From Chris Landers at’s Cut Four on June 7, 2016, with mention of SABR member Larry Lester:

Even now, it’s a sacred American institution, immune to whatever cynicism you can throw at it. And a full 75 years ago, Frank Duncan Jr. and Frank Duncan III managed to live that dream on a massive stage: While playing for the Negro Leagues’ Kansas City Monarchs in 1941, the Duncans became the first father-son battery in the history of professional baseball. 

Long before Jackie Robinson broke the big league color barrier, the elder Duncan established himself as one of the best backstops in baseball over two decades playing mostly in Kansas City. Duncan never hit for much power, but he made up for that with leadership, amazing receiving skills and a lightning-quick arm. Larry Lester, co-chair of the Society of American Baseball Research’s Negro Leagues Committee, even called him “one of the most outstanding catchers in Negro Leagues baseball.”

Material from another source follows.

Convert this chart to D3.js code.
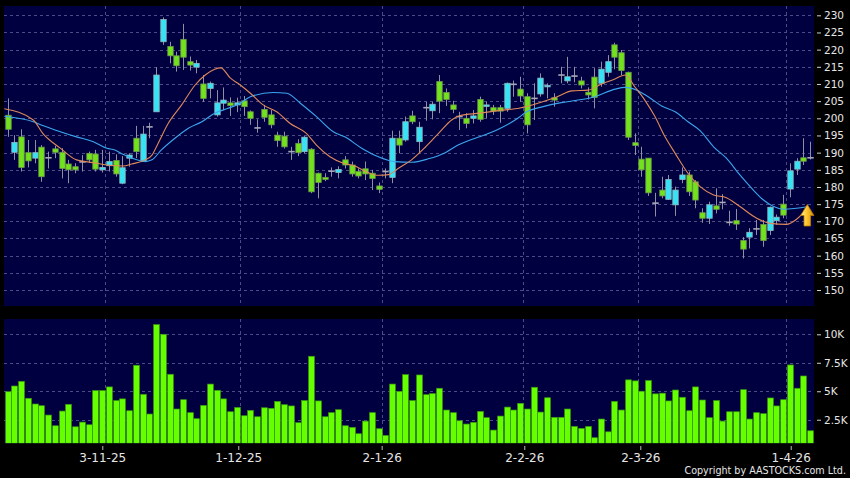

If you’re wondering how much of an impact a guy with a career slash line of .243/.320/.309 can have, consider: Duncan led the Negro Leagues in defensive win shares every year from 1921-1925, and he managed a Monarchs pitching staff that featured three future Hall of Famers — Bullet Joe Rogan, Hilton Smith and even Satchel Paige, who once even claimed that “no one was a better catcher than Frank outside of [Hall of Famer Josh] Gibson.”